Phil Meyer, who introduced me to Buzz, falls in the same "non-traditional academic" category. A newspaper pro who got excited about scientific research methods, he and his students have used such methods to study public journalism.

So I added those links to the Wiki page, along with a link to Ted Glasser at Stanford, who has written or edited books on the subject. (Full disclosure: About 25 years ago, Ted was the first "academic" to ever ask me to talk to his journalism class. And for a couple of semesters in the 1990s, I was Phil's graduate assistant.)

If Phil and Ted are gone from that Wikipedia page, you'll know someone disagreed with either the format or content of my contributions. That's what editors are for. The alternative is a do-it-yourself blog like this. Actually, someone with more time to spend should move a lot of that content to a separate Public/Civic Journalism page.

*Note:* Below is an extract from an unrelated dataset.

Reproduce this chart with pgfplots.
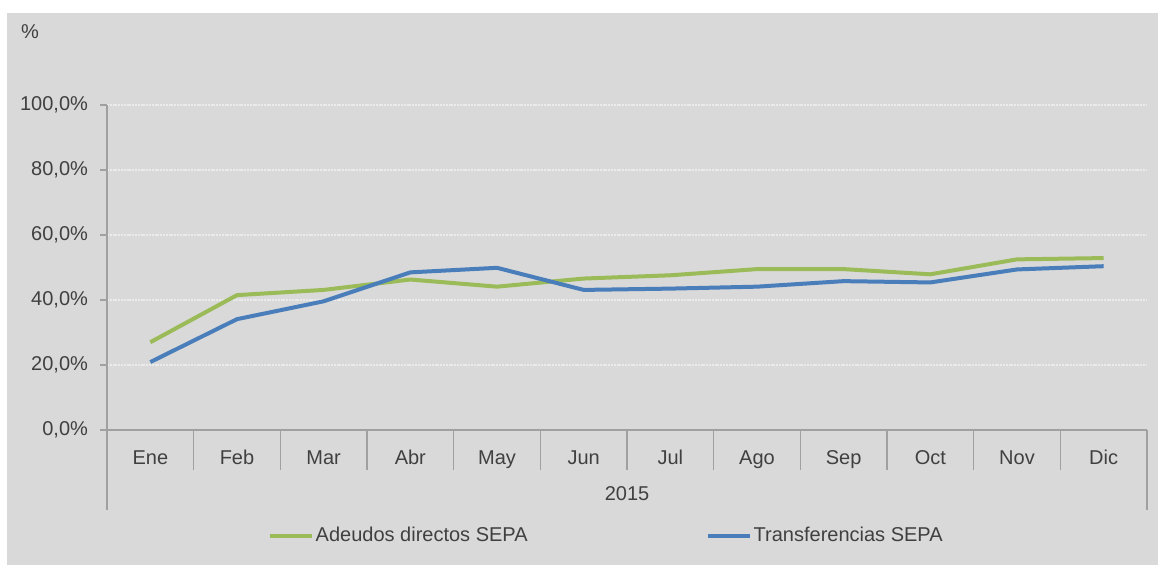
\documentclass[border=0pt]{standalone}
\usepackage{fontspec}
\setmainfont{Liberation Sans}
\usepackage{pgfplots}
\pgfplotsset{compat=1.18}
\definecolor{bg}{HTML}{D9D9D9}
\definecolor{gridc}{HTML}{EBEBEB}
\definecolor{axc}{HTML}{A0A0A0}
\definecolor{txt}{HTML}{404040}
\definecolor{cgreen}{HTML}{9BBB59}
\definecolor{cblue}{HTML}{4A7EBB}
\begin{document}
\begin{tikzpicture}
\path[use as bounding box] (-53.5pt,-70.5pt) rectangle (529pt,215pt);
\fill[white] (-53.5pt,-70.5pt) rectangle (529pt,215pt);
\fill[bg] (-50pt,-67.5pt) rectangle (525.5pt,208.5pt);
\begin{axis}[
  at={(0,0)}, anchor=south west,
  scale only axis, width=520pt, height=162.5pt,
  xmin=-0.5, xmax=11.5, ymin=0, ymax=100,
  axis lines*=left,
  axis line style={draw=axc, line width=0.8pt},
  xtick={0,...,11},
  xticklabels={Ene,Feb,Mar,Abr,May,Jun,Jul,Ago,Sep,Oct,Nov,Dic},
  major x tick style={draw=none},
  xticklabel style={yshift=-2pt, text height=1.6ex, text depth=0.3ex},
  ytick={0,20,...,100},
  yticklabel={\pgfmathprintnumber{\tick}\%},
  yticklabel style={xshift=-2.5pt},
  /pgf/number format/.cd, fixed, fixed zerofill, precision=1, use comma, assume math mode=true,
  /pgfplots/.cd,
  tick align=outside,
  major tick length=3.5pt,
  major y tick style={draw=axc, line width=0.8pt},
  ymajorgrids,
  grid style={draw=gridc, line width=0.8pt, dash pattern=on 1pt off 0.4pt},
  tick label style={text=txt, font=\normalsize},
  legend columns=2,
  legend style={at={(0.48,-0.326)}, anchor=center, draw=none, fill=none,
    text=txt, /tikz/every even column/.append style={column sep=88pt},
    inner sep=0pt, nodes={inner sep=1pt}},
  legend image code/.code={\draw[#1] (0pt,0pt) -- (21pt,0pt);},
]
\addplot[cgreen, line width=2pt] coordinates {
(0,27.0) (1,41.5) (2,43.1) (3,46.3) (4,44.1) (5,46.6) (6,47.6) (7,49.5) (8,49.5) (9,47.9) (10,52.5) (11,52.9)};
\addlegendentry{Adeudos directos SEPA}
\addplot[cblue, line width=2pt] coordinates {
(0,20.9) (1,34.1) (2,39.6) (3,48.5) (4,49.9) (5,43.1) (6,43.5) (7,44.1) (8,45.8) (9,45.4) (10,49.4) (11,50.4)};
\addlegendentry{Transferencias SEPA}
\end{axis}
\foreach \k in {1,...,11} \draw[axc, line width=0.8pt] (\k*43.3333pt,0) -- ++(0,-20pt);
\draw[axc, line width=0.8pt] (0,0) -- (0,-40pt);
\draw[axc, line width=0.8pt] (520pt,0) -- (520pt,-40pt);
\node[text=txt] at (260pt,-32pt) {2015};
\node[text=txt] at (-38.5pt,199pt) {\%};
\end{tikzpicture}
\end{document}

One of the anonymous Wikipedists correctly pointed out that the original "public journalism" and "civic journalism" folks were professional journalists trying to emphasize a "for the people" angle in their work, while the new blog-centered "citizen journalism" is a "by the people" approach.

Good observation, as long as we all remember that journalists are people too -- and citizens. They're just lucky enough to get paid for doing that "for the people" work. (But not paid much, in most cases.)

My three opnions:
  • More people should take journalism courses to help them write clearly about the world.
  • More journalism students should take "civics" courses to understand the "public affairs" aspect of the world. (At the college level, relevant information turns up in political science, economics, law and history; sociology, anthropology and philosophy wouldn't hurt, either.)
  • More working journalists should use weblogs, community mailing lists and other online media to listen to and be more in touch with their communities. (In the old days, they used to get their civic knowledge by hanging out at saloons and Elks clubs.)
Finally, links to two similarly-titled in-depth studies of the new citizen online journalism. I've mentioned both here before, but need to remind myself they're perfect for Christmas-break reading: We Media and We the Media.